_Objective_.
Extract, from the records beneath this instruction, each line that contains the word "image".

_Data to use_.
-*-

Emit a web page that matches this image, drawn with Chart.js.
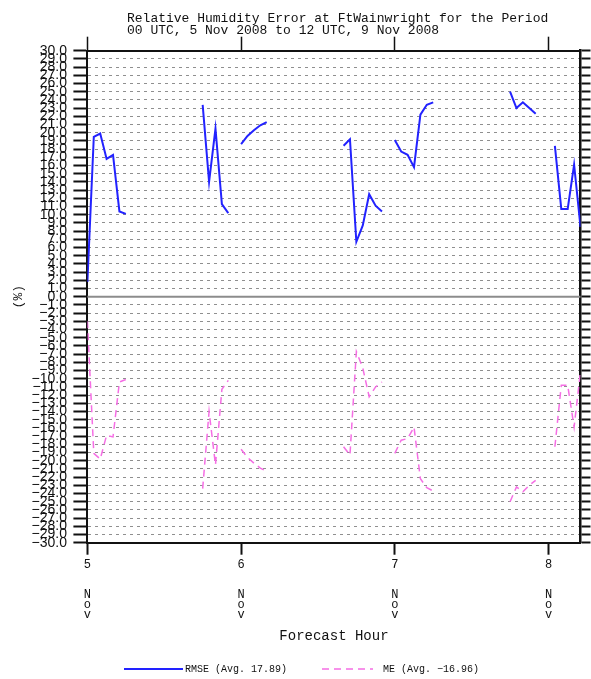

-*-

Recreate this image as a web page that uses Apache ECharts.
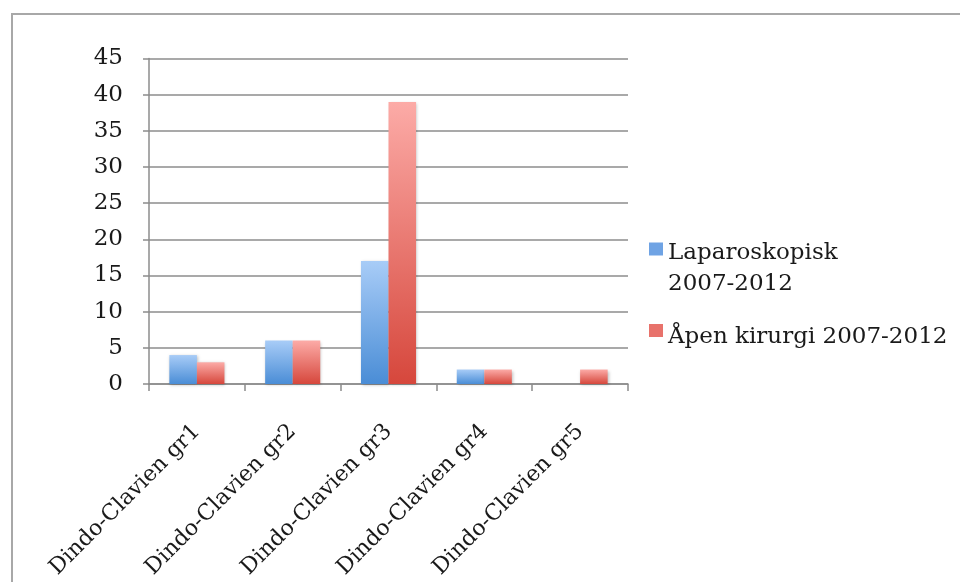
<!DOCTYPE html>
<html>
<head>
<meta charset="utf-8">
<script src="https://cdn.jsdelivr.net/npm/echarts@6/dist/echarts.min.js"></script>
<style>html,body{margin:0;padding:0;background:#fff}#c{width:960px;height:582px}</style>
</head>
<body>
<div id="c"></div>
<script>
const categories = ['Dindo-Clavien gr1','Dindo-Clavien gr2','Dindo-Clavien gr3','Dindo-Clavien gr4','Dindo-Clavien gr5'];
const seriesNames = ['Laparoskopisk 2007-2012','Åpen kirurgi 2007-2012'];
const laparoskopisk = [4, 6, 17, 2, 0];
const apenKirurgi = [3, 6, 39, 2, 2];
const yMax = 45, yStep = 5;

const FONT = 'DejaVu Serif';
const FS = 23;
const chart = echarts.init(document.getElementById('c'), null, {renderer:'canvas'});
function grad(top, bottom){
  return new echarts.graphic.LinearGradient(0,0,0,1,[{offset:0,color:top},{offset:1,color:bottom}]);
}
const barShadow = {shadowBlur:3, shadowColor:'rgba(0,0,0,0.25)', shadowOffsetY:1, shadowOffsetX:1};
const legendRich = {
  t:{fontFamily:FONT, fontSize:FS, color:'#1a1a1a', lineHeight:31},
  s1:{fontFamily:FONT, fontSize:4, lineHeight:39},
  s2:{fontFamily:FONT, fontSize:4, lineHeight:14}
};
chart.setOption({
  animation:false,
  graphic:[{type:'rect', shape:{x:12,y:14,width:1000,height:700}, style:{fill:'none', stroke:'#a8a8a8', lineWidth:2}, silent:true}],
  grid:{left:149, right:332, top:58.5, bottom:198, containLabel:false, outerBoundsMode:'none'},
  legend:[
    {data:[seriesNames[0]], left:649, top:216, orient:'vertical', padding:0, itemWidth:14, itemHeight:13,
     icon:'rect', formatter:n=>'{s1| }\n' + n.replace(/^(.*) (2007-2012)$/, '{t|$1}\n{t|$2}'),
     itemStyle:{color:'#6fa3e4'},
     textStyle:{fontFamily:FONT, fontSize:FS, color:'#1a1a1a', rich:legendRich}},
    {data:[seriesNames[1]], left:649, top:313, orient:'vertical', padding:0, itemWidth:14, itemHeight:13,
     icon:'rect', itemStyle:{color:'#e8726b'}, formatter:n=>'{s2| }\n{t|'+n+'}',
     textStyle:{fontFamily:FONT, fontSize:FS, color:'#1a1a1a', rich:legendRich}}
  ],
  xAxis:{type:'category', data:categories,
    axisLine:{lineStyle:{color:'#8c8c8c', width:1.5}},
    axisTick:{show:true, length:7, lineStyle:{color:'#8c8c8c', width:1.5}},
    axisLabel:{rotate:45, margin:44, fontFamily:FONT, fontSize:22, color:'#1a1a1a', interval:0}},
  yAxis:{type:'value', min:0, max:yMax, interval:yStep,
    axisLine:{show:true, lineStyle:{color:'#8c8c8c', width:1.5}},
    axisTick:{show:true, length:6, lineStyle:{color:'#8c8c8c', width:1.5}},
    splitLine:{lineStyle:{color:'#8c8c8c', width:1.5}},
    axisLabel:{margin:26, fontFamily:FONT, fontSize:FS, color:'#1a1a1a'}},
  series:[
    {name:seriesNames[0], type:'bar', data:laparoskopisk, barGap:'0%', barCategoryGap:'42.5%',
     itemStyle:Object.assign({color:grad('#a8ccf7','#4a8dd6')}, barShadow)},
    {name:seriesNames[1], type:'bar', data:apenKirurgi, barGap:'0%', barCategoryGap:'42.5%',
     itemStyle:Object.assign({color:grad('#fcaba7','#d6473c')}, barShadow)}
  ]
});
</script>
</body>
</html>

-*-

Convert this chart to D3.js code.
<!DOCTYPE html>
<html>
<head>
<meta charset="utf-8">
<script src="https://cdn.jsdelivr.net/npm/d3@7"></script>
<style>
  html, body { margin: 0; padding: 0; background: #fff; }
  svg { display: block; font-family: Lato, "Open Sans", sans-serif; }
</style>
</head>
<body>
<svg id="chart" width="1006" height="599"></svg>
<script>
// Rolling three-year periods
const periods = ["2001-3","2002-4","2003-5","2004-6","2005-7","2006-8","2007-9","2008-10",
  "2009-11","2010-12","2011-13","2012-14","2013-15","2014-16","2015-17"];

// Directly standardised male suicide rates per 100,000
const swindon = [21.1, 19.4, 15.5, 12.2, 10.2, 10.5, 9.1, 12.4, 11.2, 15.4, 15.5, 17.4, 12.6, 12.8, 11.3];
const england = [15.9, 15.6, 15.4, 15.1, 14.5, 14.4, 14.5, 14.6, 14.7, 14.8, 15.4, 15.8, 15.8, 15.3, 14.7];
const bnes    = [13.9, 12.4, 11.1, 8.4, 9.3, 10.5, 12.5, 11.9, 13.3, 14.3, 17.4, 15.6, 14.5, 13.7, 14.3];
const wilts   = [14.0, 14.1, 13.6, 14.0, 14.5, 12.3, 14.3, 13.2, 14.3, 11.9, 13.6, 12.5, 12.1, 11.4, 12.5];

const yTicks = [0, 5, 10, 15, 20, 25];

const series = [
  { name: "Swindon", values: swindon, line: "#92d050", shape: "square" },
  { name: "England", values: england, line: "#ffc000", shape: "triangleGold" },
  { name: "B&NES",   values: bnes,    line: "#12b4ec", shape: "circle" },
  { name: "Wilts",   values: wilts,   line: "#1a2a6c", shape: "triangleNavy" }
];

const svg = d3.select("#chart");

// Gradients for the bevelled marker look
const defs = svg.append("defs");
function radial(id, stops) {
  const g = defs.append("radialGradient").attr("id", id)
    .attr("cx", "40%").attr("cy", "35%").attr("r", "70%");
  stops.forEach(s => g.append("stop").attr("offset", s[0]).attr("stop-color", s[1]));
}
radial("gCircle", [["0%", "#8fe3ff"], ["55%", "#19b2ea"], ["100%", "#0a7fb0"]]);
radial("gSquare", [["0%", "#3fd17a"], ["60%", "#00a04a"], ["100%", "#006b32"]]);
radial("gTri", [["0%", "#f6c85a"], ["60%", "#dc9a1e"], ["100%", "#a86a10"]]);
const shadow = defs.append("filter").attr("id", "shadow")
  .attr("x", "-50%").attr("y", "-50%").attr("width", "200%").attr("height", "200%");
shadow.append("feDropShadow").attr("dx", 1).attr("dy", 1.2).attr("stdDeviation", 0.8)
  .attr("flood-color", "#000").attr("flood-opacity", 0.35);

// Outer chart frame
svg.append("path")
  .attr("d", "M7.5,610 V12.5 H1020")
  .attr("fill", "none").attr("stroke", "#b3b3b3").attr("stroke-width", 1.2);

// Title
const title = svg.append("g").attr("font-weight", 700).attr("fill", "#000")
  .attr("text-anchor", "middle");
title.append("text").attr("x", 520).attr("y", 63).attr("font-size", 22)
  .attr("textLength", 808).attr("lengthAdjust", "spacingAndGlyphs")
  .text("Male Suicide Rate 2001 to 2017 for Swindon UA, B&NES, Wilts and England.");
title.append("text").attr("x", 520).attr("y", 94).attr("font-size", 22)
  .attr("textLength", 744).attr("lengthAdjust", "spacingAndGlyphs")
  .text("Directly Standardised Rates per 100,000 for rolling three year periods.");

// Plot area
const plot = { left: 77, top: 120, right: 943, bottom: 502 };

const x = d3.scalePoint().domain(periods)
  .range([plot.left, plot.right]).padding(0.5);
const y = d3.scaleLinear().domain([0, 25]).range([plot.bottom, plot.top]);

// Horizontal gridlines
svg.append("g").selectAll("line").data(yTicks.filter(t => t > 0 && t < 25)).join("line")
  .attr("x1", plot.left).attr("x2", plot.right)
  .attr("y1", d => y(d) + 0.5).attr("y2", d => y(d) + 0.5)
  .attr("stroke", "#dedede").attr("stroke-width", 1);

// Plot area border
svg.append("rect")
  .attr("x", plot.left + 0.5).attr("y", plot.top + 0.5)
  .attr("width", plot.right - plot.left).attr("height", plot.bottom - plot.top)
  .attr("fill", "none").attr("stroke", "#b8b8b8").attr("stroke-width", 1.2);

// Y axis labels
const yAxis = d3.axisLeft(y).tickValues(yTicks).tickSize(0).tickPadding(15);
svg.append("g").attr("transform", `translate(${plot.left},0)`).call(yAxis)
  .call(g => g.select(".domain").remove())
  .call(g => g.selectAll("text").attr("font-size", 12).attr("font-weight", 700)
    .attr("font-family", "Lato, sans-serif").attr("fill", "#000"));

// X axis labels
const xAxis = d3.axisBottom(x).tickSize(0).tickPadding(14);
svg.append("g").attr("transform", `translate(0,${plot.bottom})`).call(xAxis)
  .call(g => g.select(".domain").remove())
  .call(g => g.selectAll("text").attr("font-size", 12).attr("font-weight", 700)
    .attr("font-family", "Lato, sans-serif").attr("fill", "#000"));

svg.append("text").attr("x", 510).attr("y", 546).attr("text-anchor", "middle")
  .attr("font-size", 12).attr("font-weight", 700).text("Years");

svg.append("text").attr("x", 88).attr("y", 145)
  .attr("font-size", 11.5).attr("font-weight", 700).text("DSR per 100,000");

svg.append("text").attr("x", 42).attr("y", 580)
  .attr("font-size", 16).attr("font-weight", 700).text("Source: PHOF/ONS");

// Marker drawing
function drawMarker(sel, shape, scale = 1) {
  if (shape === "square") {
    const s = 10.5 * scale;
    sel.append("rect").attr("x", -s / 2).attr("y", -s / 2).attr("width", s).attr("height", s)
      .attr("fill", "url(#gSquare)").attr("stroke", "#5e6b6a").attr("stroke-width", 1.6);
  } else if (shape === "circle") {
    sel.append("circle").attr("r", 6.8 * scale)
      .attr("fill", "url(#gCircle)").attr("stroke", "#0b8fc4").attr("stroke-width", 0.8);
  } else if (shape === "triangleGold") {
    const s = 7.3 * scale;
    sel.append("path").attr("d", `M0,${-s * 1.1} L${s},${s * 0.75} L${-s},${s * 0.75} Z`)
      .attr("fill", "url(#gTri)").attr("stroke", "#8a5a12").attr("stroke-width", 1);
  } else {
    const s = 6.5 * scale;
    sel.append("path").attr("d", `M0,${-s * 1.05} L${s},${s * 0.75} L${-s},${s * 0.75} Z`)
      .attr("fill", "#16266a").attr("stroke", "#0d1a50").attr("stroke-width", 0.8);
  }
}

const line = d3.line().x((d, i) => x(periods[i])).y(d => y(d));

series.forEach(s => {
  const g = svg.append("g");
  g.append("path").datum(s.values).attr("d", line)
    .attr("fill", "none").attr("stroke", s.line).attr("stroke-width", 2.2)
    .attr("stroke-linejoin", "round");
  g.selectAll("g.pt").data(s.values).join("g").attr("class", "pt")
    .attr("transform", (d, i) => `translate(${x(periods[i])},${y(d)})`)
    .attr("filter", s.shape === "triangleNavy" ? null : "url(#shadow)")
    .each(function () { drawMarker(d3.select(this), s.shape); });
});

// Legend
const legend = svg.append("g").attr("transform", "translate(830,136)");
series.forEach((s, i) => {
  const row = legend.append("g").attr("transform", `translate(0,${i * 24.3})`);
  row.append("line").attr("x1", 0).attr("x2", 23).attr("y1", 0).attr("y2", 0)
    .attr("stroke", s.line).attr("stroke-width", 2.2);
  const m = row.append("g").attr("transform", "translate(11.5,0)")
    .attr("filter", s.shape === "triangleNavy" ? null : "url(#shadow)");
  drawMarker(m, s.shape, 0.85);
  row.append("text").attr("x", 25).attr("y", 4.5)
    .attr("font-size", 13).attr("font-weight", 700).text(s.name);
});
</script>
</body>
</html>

-*-

_Answer to this task_.
Emit a web page that matches this image, drawn with Chart.js.
Recreate this image as a web page that uses Apache ECharts.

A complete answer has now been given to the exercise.